Johnstown presents several other questions which we find also to be without merit and which we will dispose of briefly. It says that the county assessment record should not have been considered by the court as establishing the prima facie validity of the assessment because the values of land and buildings are there shown separately. This, it says, shows that the total assessment was arrived at by making separate valuations of the land and buildings and recording their sum as the assessment. Johnstown has overlooked
[ 50 Pa. Commw. Page 63]
Section 603(e) of the Act, 72 P.S. § 5453.603(e), governing the form of the assessment roll, which requires the Board to show on the assessment roll separate values for land and improvements. In addition, the county's chief assessor testified as to how the market value of Johnstown's property was arrived at -- by the proper means of capitalizing net income.
Johnstown also attacks the qualifications of the county assessor. No objection to the assessor's testimony was made on the basis of his lack of qualifications at the time of the hearing. His testimony was that he capitalized net income to arrive at the actual value of Johnstown's project. Surely a county chief assessor, even one not as well qualified as the Cambria County chief assessor appears to have been, is competent to explain how he arrived at his determination of market value.

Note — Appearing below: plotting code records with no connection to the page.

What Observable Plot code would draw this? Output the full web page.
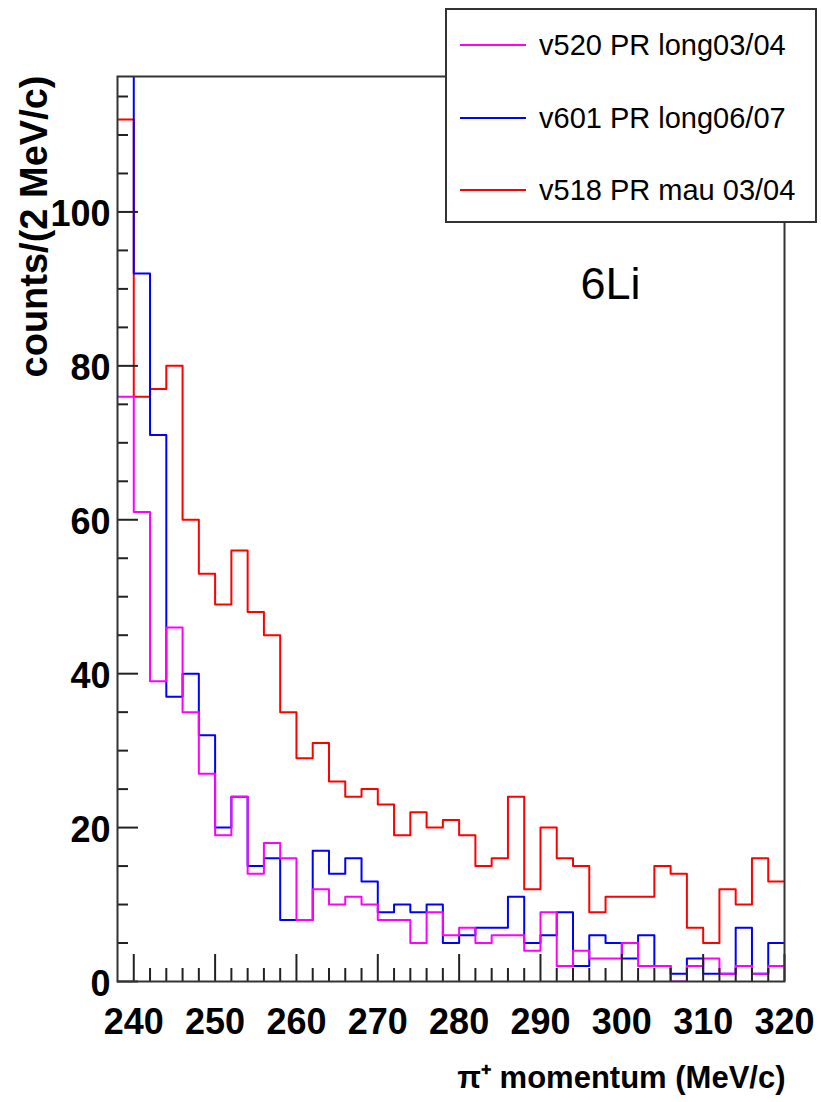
<!DOCTYPE html>
<html>
<head>
<meta charset="utf-8">
<script src="https://cdn.jsdelivr.net/npm/d3@7"></script>
<script src="https://cdn.jsdelivr.net/npm/@observablehq/plot@0.6"></script>
<style>
  body { margin: 0; background: #fff; }
  #wrap { position: relative; width: 821px; height: 1102px; font-family: "Liberation Sans", Arial, Helvetica, sans-serif; }
  #legend { position: absolute; left: 445px; top: 8px; width: 372px; height: 215px; background: #fff; border: 2px solid #333; box-sizing: border-box; }
  .item { position: absolute; left: 0; height: 0; }
  .swatch { position: absolute; left: 13px; top: -1px; width: 66px; height: 0; border-top: 2px solid; }
  .lab { position: absolute; left: 92px; top: 0; transform: translateY(-50%); font-size: 29px; line-height: 1; white-space: nowrap; color: #000; }
</style>
</head>
<body>
<div id="wrap"></div>
<script>
// ---- data (counts per 2 MeV/c bin) ----
const binStart = [238,240,242,244,246,248,250,252,254,256,258,260,262,264,266,268,270,272,274,276,278,280,282,284,286,288,290,292,294,296,298,300,302,304,306,308,310,312,314,316,318];
const binWidth = 2;
const v518mau = [112,76,77,80,60,53,49,56,48,45,35,29,31,26,24,25,23,19,22,20,21,19,15,16,24,12,20,16,15,9,11,11,11,15,14,7,5,12,10,16,13];
const v601long = [125,92,71,37,40,32,20,24,15,16,8,8,17,14,16,13,9,10,9,10,5,6,7,7,11,5,6,9,2,6,5,3,6,2,1,3,1,1,7,1,5];
const v520long = [76,61,39,46,35,27,19,24,14,18,16,8,12,10,11,10,8,8,5,9,6,7,5,6,6,4,9,2,4,3,3,5,2,2,0,2,3,1,2,1,2];
const seriesNames = ["v520 PR long03/04", "v601 PR long06/07", "v518 PR mau 03/04"];
const seriesColors = ["#ff00ff", "#0000ff", "#ff0000"];
const xMajor = [240,250,260,270,280,290,300,310,320];
const xMinor = [242,244,246,248,252,254,256,258,262,264,266,268,272,274,276,278,282,284,286,288,292,294,296,298,302,304,306,308,312,314,316,318];
const yMajor = [0,20,40,60,80,100];
const yMinor = [5,10,15,25,30,35,45,50,55,65,70,75,85,90,95,105,110,115];
const xDomain = [238, 320];
const yDomain = [0, 117.6];
const xTitle = "π⁺ momentum (MeV/c)";
const yTitle = "counts/(2 MeV/c)";
const note = "6Li";

// ---- layout ----
const W = 821, H = 1102, mL = 117, mR = 37, mT = 76, mB = 121;
const frameW = W - mL - mR, frameH = H - mT - mB;
const font = "Liberation Sans, Arial, Helvetica, sans-serif";

function steps(vals) {
  const rows = binStart.map((x, i) => ({x, y: vals[i]}));
  rows.push({x: binStart[binStart.length - 1] + binWidth, y: vals[vals.length - 1]});
  return rows;
}

const chart = Plot.plot({
  width: W, height: H,
  marginLeft: mL, marginRight: mR, marginTop: mT, marginBottom: mB,
  style: {fontFamily: font, background: "white", color: "#000", overflow: "visible"},
  x: {domain: xDomain},
  y: {domain: yDomain},
  marks: [
    Plot.line(steps(v518mau), {x: "x", y: "y", curve: "step-after", stroke: seriesColors[2], strokeWidth: 2, clip: true}),
    Plot.line(steps(v601long), {x: "x", y: "y", curve: "step-after", stroke: seriesColors[1], strokeWidth: 2, clip: true}),
    Plot.line(steps(v520long), {x: "x", y: "y", curve: "step-after", stroke: seriesColors[0], strokeWidth: 2, clip: true}),
    Plot.tickX(xMajor, {x: d => d, insetTop: frameH - 27, stroke: "#222", strokeWidth: 2}),
    Plot.tickX(xMinor, {x: d => d, insetTop: frameH - 13, stroke: "#222", strokeWidth: 2}),
    Plot.tickY(yMajor, {y: d => d, insetRight: frameW - 21, stroke: "#222", strokeWidth: 2}),
    Plot.tickY(yMinor, {y: d => d, insetRight: frameW - 11, stroke: "#222", strokeWidth: 2}),
    Plot.axisX(xMajor, {tickSize: 0, tickPadding: 27, fontSize: 36, fontWeight: "bold", label: null, fill: "#000"}),
    Plot.axisY(yMajor, {tickSize: 0, tickPadding: 7, dy: 3, fontSize: 36, fontWeight: "bold", label: null, fill: "#000"}),
    Plot.frame({stroke: "#333", strokeWidth: 2}),
    Plot.text([yTitle], {frameAnchor: "top-left", rotate: -90, textAnchor: "end", lineAnchor: "middle", dx: -83, dy: -1, fontSize: 38, fontWeight: "bold", fill: "#000"}),
    Plot.text([xTitle], {frameAnchor: "bottom-right", textAnchor: "end", lineAnchor: "bottom", dx: 1, dy: 106, fontSize: 31, fontWeight: "bold", fill: "#000"}),
    Plot.text([note], {frameAnchor: "top-left", textAnchor: "start", lineAnchor: "bottom", dx: 463, dy: 222, fontSize: 45, fill: "#000"})
  ]
});

const wrap = document.getElementById("wrap");
wrap.appendChild(chart);

// legend box (overlaying the top-right of the frame)
const legend = document.createElement("div");
legend.id = "legend";
const rowY = [35, 108, 180];
seriesNames.forEach((name, i) => {
  const item = document.createElement("div");
  item.className = "item";
  item.style.top = rowY[i] + "px";
  item.innerHTML = `<div class="swatch" style="border-color:${seriesColors[i]}"></div><div class="lab">${name}</div>`;
  legend.appendChild(item);
});
wrap.appendChild(legend);
</script>
</body>
</html>
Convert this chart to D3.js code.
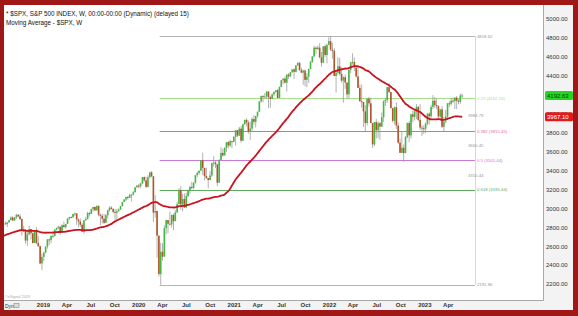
<!DOCTYPE html>
<html>
<head>
<meta charset="utf-8">
<script src="https://cdn.jsdelivr.net/npm/d3@7"></script>
<style>
  html, body { margin: 0; padding: 0; background: #fff; }
  svg { display: block; font-family: "Liberation Sans", Arial, sans-serif; }
</style>
</head>
<body>
<svg id="chart" width="578" height="316"></svg>
<script>
// weekly closes (Fridays) starting 2017-11-03; the first 40 only warm up the moving average
const firstFriday = new Date(2017, 10, 3);
const warmup = 40;
const maPeriod = 40;
const closes = [
  2588,2582,2579,2602,2642,2652,2676,2683,2674,2743,2786,2810,2873,2762,2620,2732,2747,2691,2786,2752,
  2588,2641,2604,2656,2670,2670,2663,2728,2713,2721,2735,2779,2780,2755,2718,2760,2801,2802,2819,2840,
  // 2018 (from Aug 10)
  2833,2850,2875,2902,2872,2905,2930,2914,2886,2767,2768,2659,2723,2781,2736,2633,2760,2633,2600,2417,2486,
  // 2019
  2532,2596,2671,2665,2707,2708,2776,2793,2804,2743,2822,2800,2834,2893,2907,2905,2940,2946,2881,2860,2826,2752,
  2873,2887,2950,2942,2990,3014,2977,3026,2932,2919,2889,2847,2926,2979,3007,2992,2962,2952,2970,2986,3023,3067,
  3093,3120,3110,3141,3146,3169,3221,3240,
  // 2020
  3235,3265,3330,3295,3226,3328,3380,3338,2954,2972,2711,2305,2541,2489,2790,2875,2837,2831,2930,2864,2955,3044,
  3194,3041,3098,3009,3130,3185,3225,3216,3271,3351,3373,3397,3508,3427,3341,3319,3298,3348,3477,3484,3465,3270,
  3509,3585,3558,3638,3699,3663,3709,3703,
  // 2021
  3756,3825,3768,3841,3714,3887,3934,3907,3811,3842,3943,3913,3975,4020,4129,4185,4180,4181,4233,4174,4156,4204,
  4230,4247,4166,4281,4352,4370,4327,4412,4395,4437,4468,4442,4509,4535,4459,4433,4455,4357,4391,4471,4545,4605,
  4697,4683,4698,4595,4538,4712,4620,4726,4766,
  // 2022
  4677,4663,4398,4432,4500,4419,4349,4385,4329,4204,4463,4543,4546,4488,4393,4272,4132,4123,4024,3901,4158,4109,
  3901,3675,3912,3825,3899,3863,3962,4130,4145,4280,4228,4057.66,3924.26,4067.36,3873.33,3693.23,3585.62,3639.66,
  3583.07,3752.75,3901.06,3770.55,3992.93,3965.34,4026.12,4071.70,3934.38,3852.36,3844.82,3839.50,
  // 2023
  3895.08,3999.09,3972.61,4070.56,4136.48,4090.46,4079.09,3970.04,4045.64,3861.59,3916.64,3970.99,4109.31,
  4105.02,4137.64,4133.52,4169.48,4136.25,4124.08,4191.98,4192.63
];

// weekly highs and lows for the drawn weeks (2018-08-10 .. 2023-05-26)
const highs = [
  2863,2855,2877,2916,2916,2906,2941,2940,2940,2894,2816,2780,2756,2815,2782,2747,2760,2800,2708,2607,2520,
  2539,2598,2675,2680,2716,2738,2776,2795,2816,2812,2830,2860,2836,2894,2910,2916,2940,2954,2931,2892,2892,2841,
  2876,2910,2964,2959,2996,3014,3018,3028,3028,2943,2943,2939,2940,2985,3021,3022,3002,2993,2993,3000,3027,3067,
  3097,3120,3128,3154,3150,3182,3226,3248,
  3258,3268,3330,3337,3333,3348,3385,3393,3260,3137,2883,2562,2637,2631,2819,2880,2868,2965,2932,2945,2981,3068,
  3212,3233,3155,3155,3165,3198,3238,3280,3272,3352,3387,3399,3509,3588,3425,3429,3320,3394,3482,3550,3502,3466,
  3521,3646,3628,3645,3701,3712,3726,3711,
  3760,3827,3823,3861,3870,3894,3937,3950,3928,3915,3960,3983,3978,4021,4130,4191,4195,4218,4238,4236,4188,4213,
  4234,4249,4261,4287,4356,4372,4393,4415,4429,4440,4468,4480,4513,4545,4549,4486,4466,4466,4429,4475,4559,4608,
  4718,4708,4718,4744,4652,4713,4731,4740,4808,
  4819,4749,4691,4453,4595,4590,4489,4395,4415,4302,4465,4546,4637,4593,4471,4513,4308,4308,4081,4090,4160,4178,
  4168,3838,3913,3946,3918,3911,4013,4141,4167,4281,4325,4218,4062,4076,4120,3908,3736,3806,3673,3763,3905,3920,
  4001,4029,4034,4101,4080,4101,3876,3878,
  3906,4003,4015,4095,4195,4176,4157,4089,4048,4078,3964,4040,4110,4133,4164,4170,4170,4186,4155,4213,4212
];
const lows = [
  2829,2802,2850,2876,2864,2868,2886,2903,2874,2710,2749,2628,2603,2717,2670,2631,2633,2621,2593,2409,2346,
  2443,2525,2573,2612,2631,2687,2703,2764,2775,2722,2739,2800,2785,2848,2874,2896,2898,2918,2825,2801,2805,2750,
  2729,2869,2882,2913,2952,2966,2974,2976,2914,2822,2840,2834,2853,2891,2964,2988,2946,2856,2874,2963,2983,3020,
  3066,3075,3090,3112,3070,3134,3170,3222,
  3213,3212,3254,3280,3214,3222,3315,3328,2855,2902,2478,2281,2192,2447,2489,2727,2736,2821,2798,2767,2865,2955,
  3044,2984,2966,3004,2999,3115,3154,3204,3200,3260,3329,3354,3396,3350,3294,3314,3210,3300,3332,3441,3425,3233,
  3268,3511,3547,3559,3594,3633,3647,3636,
  3697,3663,3753,3764,3694,3725,3885,3865,3789,3723,3805,3884,3853,3956,4021,4118,4119,4165,4157,4057,4062,4154,
  4183,4219,4165,4165,4280,4310,4321,4233,4364,4385,4432,4367,4436,4513,4456,4428,4305,4289,4279,4323,4475,4537,
  4595,4631,4672,4585,4495,4532,4600,4531,4733,
  4662,4582,4395,4223,4414,4402,4328,4115,4262,4157,4161,4425,4516,4450,4381,4269,4124,4063,3859,3811,3876,4074,
  3900,3637,3658,3739,3742,3722,3880,3913,4080,4112,4218,4057,3907,3886,3838,3681,3585,3585,3492,3647,3740,3699,
  3737,3907,3928,3940,3918,3828,3764,3784,
  3794,3877,3885,3949,4048,4060,4047,3943,3928,3847,3809,3901,3949,4069,4086,4113,4049,4048,4098,4103,4166
];

// fibonacci retracement drawn from the March 2020 low to the January 2022 high
const fibStart = new Date(2020, 2, 23);
const fibEnd = new Date(2023, 6, 14);
const fibPrices = [4818.62, 4162.24, 3815.45, 3505.44, 3195.44, 2191.86];
const fibLabels = ["4818.62", "0.25 (4162.24)", "0.382 (3815.45)", "0.5 (3505.44)", "0.618 (3195.44)", "2191.86"];
const fibColors = ["#b4b4b4", "#a6e08a", "#e46a90", "#c77ad6", "#5fa85f", "#b4b4b4"];
const midPrices = [3984.79, 3660.45, 3350.44];

const priceTicks = d3.range(2200, 5001, 200);

const svg = d3.select("#chart");
const plot = { left: 4, top: 5, right: 543, bottom: 300 };

// frame
svg.append("rect").attr("width", 578).attr("height", 316).attr("fill", "#9f1717");
svg.append("rect").attr("x", 4).attr("y", 5).attr("width", 569).attr("height", 305).attr("fill", "#f3f3f3");
svg.append("rect").attr("x", plot.left).attr("y", plot.top)
  .attr("width", plot.right - plot.left).attr("height", plot.bottom - plot.top).attr("fill", "#fff");
svg.append("line").attr("x1", plot.right + 0.5).attr("x2", plot.right + 0.5)
  .attr("y1", plot.top).attr("y2", plot.bottom + 0.5).attr("stroke", "#a8a8a8");
svg.append("line").attr("x1", plot.left).attr("x2", plot.right + 0.5)
  .attr("y1", plot.bottom + 0.5).attr("y2", plot.bottom + 0.5).attr("stroke", "#a8a8a8");

svg.append("clipPath").attr("id", "clip").append("rect")
  .attr("x", plot.left).attr("y", plot.top)
  .attr("width", plot.right - plot.left).attr("height", plot.bottom - plot.top);

const x = d3.scaleTime()
  .domain([new Date(2019, 0, 1), new Date(2023, 0, 1)])
  .range([43, 424.3]);
const y = d3.scaleLinear().domain([2200, 5000]).range([284, 19]);

const weeks = closes.map((_, i) => d3.timeDay.offset(firstFriday, 7 * i));
const ma = closes.map((_, i) => i < maPeriod - 1 ? null : d3.mean(closes.slice(i - maPeriod + 1, i + 1)));

const bars = highs.map((h, j) => {
  const i = j + warmup;
  const o = closes[i - 1], c = closes[i];
  return { date: weeks[i], o: o, c: c, h: Math.max(h, o, c), l: Math.min(lows[j], o, c) };
});

const g = svg.append("g").attr("clip-path", "url(#clip)");

// fib lines
fibPrices.forEach((p, i) => {
  g.append("line")
    .attr("x1", x(fibStart)).attr("x2", x(fibEnd))
    .attr("y1", Math.round(y(p)) + 0.5).attr("y2", Math.round(y(p)) + 0.5)
    .attr("stroke", fibColors[i]).attr("stroke-width", 1);
  g.append("text")
    .attr("x", x(fibEnd) + 2).attr("y", y(p)).attr("dy", "0.35em")
    .attr("font-size", 4.3).attr("fill", fibColors[i] === "#b4b4b4" ? "#999" : fibColors[i])
    .text(fibLabels[i]);
});
g.append("line")
  .attr("x1", Math.round(x(fibEnd)) + 0.5).attr("x2", Math.round(x(fibEnd)) + 0.5)
  .attr("y1", y(fibPrices[0])).attr("y2", y(fibPrices[5]))
  .attr("stroke", "#d6d6d6");
midPrices.forEach(p => {
  g.append("text")
    .attr("x", x(fibEnd) - 7).attr("y", y(p)).attr("dy", "0.35em")
    .attr("font-size", 4.3).attr("fill", "#999")
    .text(d3.format(".2f")(p));
});

// candles
const candle = g.selectAll("g.bar").data(bars).enter().append("g").attr("class", "bar");
candle.append("line")
  .attr("x1", d => x(d.date)).attr("x2", d => x(d.date))
  .attr("y1", d => y(d.h)).attr("y2", d => y(d.l))
  .attr("stroke", "#8f8f8f").attr("stroke-width", 0.7);
candle.append("rect")
  .attr("x", d => x(d.date) - 0.8)
  .attr("width", 1.6)
  .attr("y", d => y(Math.max(d.o, d.c)))
  .attr("height", d => Math.max(1, Math.abs(y(d.o) - y(d.c))))
  .attr("fill", d => d.c >= d.o ? "#43b843" : "#b0562a");

// moving average
const maLine = d3.line()
  .defined(d => d.v != null)
  .x(d => x(d.date))
  .y(d => y(d.v))
  .curve(d3.curveMonotoneX);
g.append("path")
  .datum(weeks.map((w, i) => ({ date: w, v: ma[i] })))
  .attr("d", maLine)
  .attr("fill", "none")
  .attr("stroke", "#c8141e")
  .attr("stroke-width", 1.8);

// titles
svg.append("text").attr("x", 6).attr("y", 16).attr("font-size", 6.3).attr("fill", "#111")
  .text("* $SPX, S&P 500 INDEX, W, 00:00-00:00 (Dynamic) (delayed 15)");
svg.append("text").attr("x", 6).attr("y", 25).attr("font-size", 6.3).attr("fill", "#111")
  .text("Moving Average - $SPX, W");
svg.append("text").attr("x", 5).attr("y", 297.5).attr("font-size", 3.8).attr("fill", "#aaa")
  .text("©eSignal 2023");

// axes
const yAxis = svg.append("g")
  .attr("transform", `translate(${plot.right},0)`)
  .call(d3.axisRight(y).tickValues(priceTicks).tickFormat(d3.format(".2f")).tickSize(0).tickPadding(3));
yAxis.select(".domain").remove();
yAxis.selectAll("text").attr("font-size", 6).attr("fill", "#333").attr("font-family", "Liberation Sans, Arial, sans-serif");

const xAxis = svg.append("g")
  .attr("transform", `translate(0,${plot.bottom})`)
  .call(d3.axisBottom(x)
    .tickValues(d3.timeMonth.range(new Date(2019, 0, 1), new Date(2023, 4, 1), 3))
    .tickFormat(d => d.getMonth() === 0 ? d3.timeFormat("%Y")(d) : d3.timeFormat("%b")(d))
    .tickSize(0).tickPadding(3));
xAxis.select(".domain").remove();
xAxis.selectAll("text").attr("font-size", 6).attr("font-weight", "bold").attr("fill", "#333")
  .attr("font-family", "Liberation Sans, Arial, sans-serif");

svg.append("text").attr("x", 5).attr("y", 308).attr("font-size", 5).attr("fill", "#333").text("Dyn");
svg.append("rect").attr("x", 14).attr("y", 303.5).attr("width", 5).attr("height", 4)
  .attr("fill", "#ddd").attr("stroke", "#777").attr("stroke-width", 0.5);

// last price and moving average markers on the price axis
const lastClose = closes[closes.length - 1];
const lastMA = ma[ma.length - 1];
[[lastClose, "#22d622", "#0b3d0b"], [lastMA, "#e01b1b", "#fff"]].forEach(([v, bg, fg]) => {
  svg.append("rect").attr("x", plot.right + 2).attr("y", y(v) - 4.5)
    .attr("width", 28).attr("height", 9).attr("rx", 1.5).attr("fill", bg);
  svg.append("text").attr("x", plot.right + 4).attr("y", y(v)).attr("dy", "0.35em")
    .attr("font-size", 6).attr("fill", fg).text(d3.format(".2f")(v));
});
</script>
</body>
</html>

Johnstown finally complains that Judge Abood's opinion for the court below demonstrated that he improperly considered the amount of the mortgage on Johnstown's property and the tax shelter aspects of the project. Judge Abood did mention in passing the size of the mortgage and the tax benefits of the venture to Johnstown's investors. At the center of his opinion, however, is the recognition that, as he expressed it, "the law requires . . . the establishment of fair market value for assessment purposes." Judge Abood clearly delineated the positions of the parties and properly decided the merits of the case in the county's favor.
And Now, this 12th day of March, 1980, the order of the Court of Common Pleas of Cambria County made May 29, 1979 is affirmed.
[ 50 Pa. Commw. Page 64]
President Judge Bowman did not participate in the decision in this case.
Judge DiSalle did not participate in the decision in this case.